Task details:
Take the lines from the top down to and including the one with "const hx = (v) => v / SX" and repeat them exactly. Omit images.

++++++

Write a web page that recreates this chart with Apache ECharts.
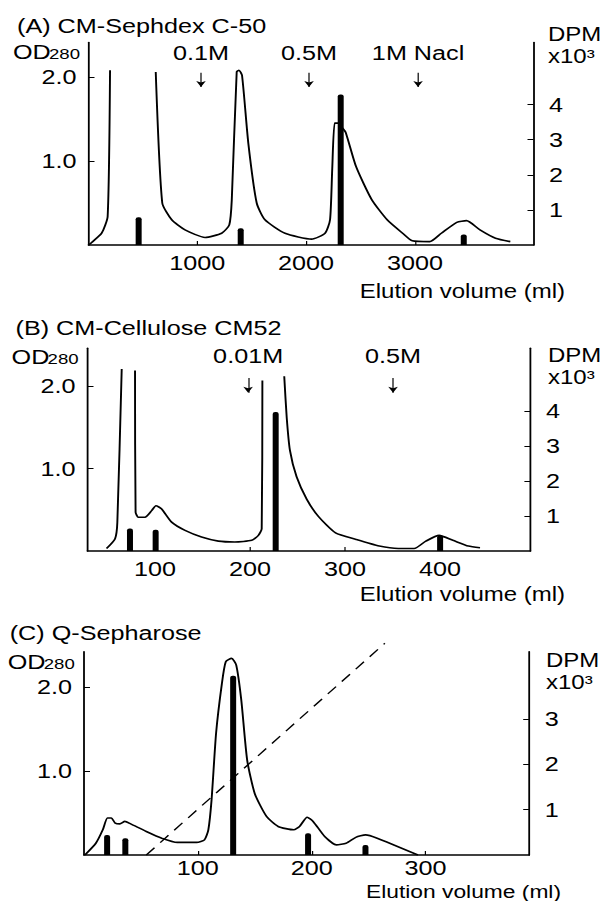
<!DOCTYPE html>
<html>
<head>
<meta charset="utf-8">
<script src="https://cdn.jsdelivr.net/npm/echarts@6/dist/echarts.min.js"></script>
<style>
  html, body { margin: 0; padding: 0; background: #fff; overflow: hidden; }
  /* the scanned figure is stretched sideways, so the chart is too */
  #chart { width: 503px; height: 901px; transform: scaleX(1.2); transform-origin: 0 0; }
</style>
</head>
<body>
<div id="chart"></div>
<script>
const SX = 1.2
const FONT = '"Liberation Sans", Arial, sans-serif'
const hx = (v) => v / SX

// (A) CM-Sephadex C-50 : [elution volume (ml), OD280]
const odA = [
  [0, 0], [29, 0.03], [121, 0.14], [176, 0.34], [198, 2.08], [400, '-'],
  [618, 2.06], [678, 0.5], [765, 0.3], [887, 0.18], [1071, 0.09], [1224, 0.14],
  [1294, 0.24], [1317, 0.54], [1362, 2.06], [1383, 2.08], [1411, 2.02], [1469, 1.21],
  [1546, 0.5], [1622, 0.3], [1806, 0.14], [2051, 0.07], [2174, 0.14], [2220, 0.3],
  [2240, 0.9], [2262, 1.45], [2295, 1.45], [2335, 1.39], [2364, 1.34], [2460, 0.93],
  [2603, 0.54], [2745, 0.3], [2887, 0.14], [2976, 0.05], [3136, 0.04], [3243, 0.14],
  [3385, 0.27], [3474, 0.29], [3598, 0.18], [3741, 0.08], [3877, 0.04],
]
const dpmA = [[461, 0.79], [1399, 0.48], [2318, 4.29], [3449, 0.3]]
const stepsA = [1034, 2027, 3029]
const stepNamesA = ['0.1M', '0.5M', '1M Nacl']

// (B) CM-Cellulose CM52
const odB = [
  [49, 0.03], [58, 0.15], [60.4, 0.35], [65, 2.21], [72, '-'], [79, 2.19],
  [79.6, 0.47], [82.5, 0.41], [89.5, 0.41], [96.5, 0.49], [101, 0.55], [107, 0.51],
  [117.5, 0.35], [131.6, 0.25], [149, 0.17], [166.7, 0.12], [184, 0.11], [201.8, 0.13],
  [208.8, 0.19], [212.3, 0.27], [213, 2.07], [225, '-'], [236, 2.12], [238.6, 1.62],
  [242, 1.22], [249, 0.9], [259.6, 0.63], [271.9, 0.42], [290, 0.22], [311.6, 0.14],
  [336, 0.06], [356, 0.03], [372.7, 0.03], [385, 0.12], [399, 0.19], [413.4, 0.13],
  [429.7, 0.06], [442, 0.04],
]
const dpmB = [[73.7, 0.64], [100.7, 0.61], [227, 3.97], [400, 0.45]]
const stepsB = [198, 350.5]
const stepNamesB = ['0.01M', '0.5M']

// (C) Q-Sepharose
const odC = [
  [0.8, 0], [10.4, 0.14], [16.5, 0.3], [20.6, 0.44], [24, 0.44], [27.4, 0.38],
  [31.5, 0.37], [35.9, 0.4], [41, 0.37], [54.7, 0.28], [68.3, 0.2], [82, 0.15],
  [99, 0.15], [105.8, 0.18], [109.2, 0.3], [112, 0.65], [116, 1.45], [121.1, 2.04],
  [124.5, 2.3], [129.6, 2.34], [133.7, 2.26], [138.1, 1.85], [143.3, 1.13], [150, 0.73],
  [160.3, 0.46], [170.5, 0.34], [184.2, 0.3], [189.3, 0.34], [196, 0.45], [201.2, 0.4],
  [211.4, 0.22], [221.7, 0.12], [230.2, 0.14], [238.7, 0.21], [247.3, 0.24], [257.5, 0.2],
  [293.3, 0],
]
const dpmC = [[20.3, 0.44], [36.3, 0.37], [131, 3.95], [196.8, 0.48], [247.2, 0.22]]
const gradientC = [[54.7, 0], [264.2, 2.52]]

const ticksA = [1000, 2000, 3000]
const ticksB = [100, 200, 300, 400]
const ticksC = [100, 200, 300]
const odTicks = [1, 2]
const dpmTicksAB = [1, 2, 3, 4]
const dpmTicksC = [1, 2, 3]

const black = '#000'
const labelText = { color: black, fontSize: 21, fontFamily: FONT }
const axisLine = { show: true, onZero: false, lineStyle: { color: black, width: 1.5 } }

const xAxis = (i, min, max, ticks, margin) => ({
  type: 'value', gridIndex: i, min, max,
  axisLine,
  axisTick: { show: true, inside: true, length: 4, customValues: ticks, lineStyle: { color: black } },
  axisLabel: { ...labelText, margin, customValues: ticks, formatter: (v) => String(v) },
  splitLine: { show: false },
})

const odAxis = (i, max) => ({
  type: 'value', gridIndex: i, position: 'left', min: 0, max,
  axisLine,
  axisTick: { show: true, inside: true, length: 5, customValues: odTicks, lineStyle: { color: black } },
  axisLabel: { ...labelText, margin: 10, customValues: odTicks, formatter: (v) => v.toFixed(1) },
  splitLine: { show: false },
})

const dpmAxis = (i, max, ticks) => ({
  type: 'value', gridIndex: i, position: 'right', min: 0, max,
  axisLine,
  axisTick: { show: true, inside: true, length: 5, customValues: ticks, lineStyle: { color: black } },
  axisLabel: { ...labelText, margin: 13, customValues: ticks },
  splitLine: { show: false },
})

const odLine = (i, data, steps, names, top, bottom, gap) => {
  const s = {
    type: 'line', xAxisIndex: i, yAxisIndex: i * 2, data,
    showSymbol: false, smooth: 0.2, silent: true,
    lineStyle: { color: black, width: 1.6 },
  }
  if (steps) {
    s.markLine = {
      silent: true,
      symbol: ['none', 'arrow'],
      symbolSize: 6,
      lineStyle: { type: 'solid', color: black, width: 1 },
      label: { show: true, position: 'start', distance: gap, formatter: '{b}', ...labelText },
      data: steps.map((x, k) => [{ coord: [x, top], name: names[k] }, { coord: [x, bottom] }]),
    }
  }
  return s
}

const dpmBars = (i, data) => ({
  type: 'bar', xAxisIndex: i, yAxisIndex: i * 2 + 1, data,
  barWidth: 5, silent: true,
  itemStyle: { color: black, borderRadius: [2, 2, 0, 0] },
})

const text = (x, y, str, size, align) => ({
  type: 'text', x: hx(x), y, silent: true,
  style: { text: str, font: `${size}px ${FONT}`, fill: black, textAlign: align || 'left', textVerticalAlign: 'middle' },
})

// titles and axis captions, one block per panel
const captions = [
  [17, 26, '(A) CM-Sephdex C-50', 13, 52, 548, 34, 565, 291, 20],
  [15.5, 328, '(B) CM-Cellulose CM52', 11.6, 357, 548, 355, 565, 594, 20],
  [9.7, 633, '(C) Q-Sepharose', 7.7, 662, 546, 660, 561, 891, 19],
]
const graphic = []
captions.forEach(([tx, ty, title, ox, oy, dx, dy, ex, ey, es]) => {
  graphic.push(text(tx, ty, title, 21))
  graphic.push(text(ox, oy, 'OD', 21))
  graphic.push(text(ox + 36, oy + 2, '280', 15.5))
  graphic.push(text(dx, dy, 'DPM', 20))
  graphic.push(text(dx, dy + 22, 'x10³', 20))
  graphic.push(text(ex, ey, 'Elution volume (ml)', es, 'right'))
})

const chart = echarts.init(document.getElementById('chart'), null, { renderer: 'svg' })

chart.setOption({
  animation: false,
  backgroundColor: '#fff',
  grid: [
    { left: hx(88.5), width: hx(445), top: 42.5, height: 202.5 },
    { left: hx(87.5), width: hx(442.9), top: 348.3, height: 202.7 },
    { left: hx(84), width: hx(445.2), top: 651.7, height: 203.3 },
  ],
  xAxis: [
    xAxis(0, 0, 4090, ticksA, 7),
    xAxis(1, 29, 495, ticksB, 7),
    xAxis(2, 0, 391, ticksC, 2),
  ],
  yAxis: [
    odAxis(0, 2.41), dpmAxis(0, 5.77, dpmTicksAB),
    odAxis(1, 2.46), dpmAxis(1, 5.79, dpmTicksAB),
    odAxis(2, 2.42), dpmAxis(2, 4.48, dpmTicksC),
  ],
  graphic,
  series: [
    odLine(0, odA, stepsA, stepNamesA, 2.05, 1.88, 9),
    dpmBars(0, dpmA),
    odLine(1, odB, stepsB, stepNamesB, 2.1, 1.92, 12),
    dpmBars(1, dpmB),
    odLine(2, odC),
    dpmBars(2, dpmC),
    {
      type: 'line', xAxisIndex: 2, yAxisIndex: 4, data: gradientC,
      showSymbol: false, clip: false, silent: true,
      lineStyle: { color: black, width: 1.3, type: [10, 7] },
    },
  ],
})
</script>
</body>
</html>
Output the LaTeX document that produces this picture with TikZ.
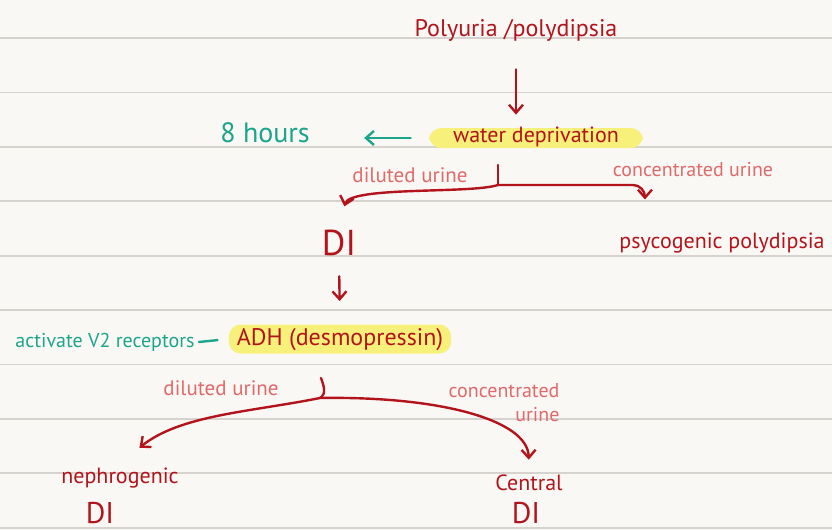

++++++

Answer to this exercise:
Write a web page that recreates this chart with Apache ECharts.
<!DOCTYPE html>
<html>
<head>
<meta charset="utf-8">
<script src="https://cdn.jsdelivr.net/npm/echarts@6/dist/echarts.min.js"></script>
<style>
  html, body { margin: 0; padding: 0; background: #fff; overflow: hidden; }
  /* the scanned figure is stretched sideways, so the chart is too */
  #chart { width: 503px; height: 901px; transform: scaleX(1.2); transform-origin: 0 0; }
</style>
</head>
<body>
<div id="chart"></div>
<script>
const SX = 1.2
const FONT = '"Liberation Sans", Arial, sans-serif'
const hx = (v) => v / SX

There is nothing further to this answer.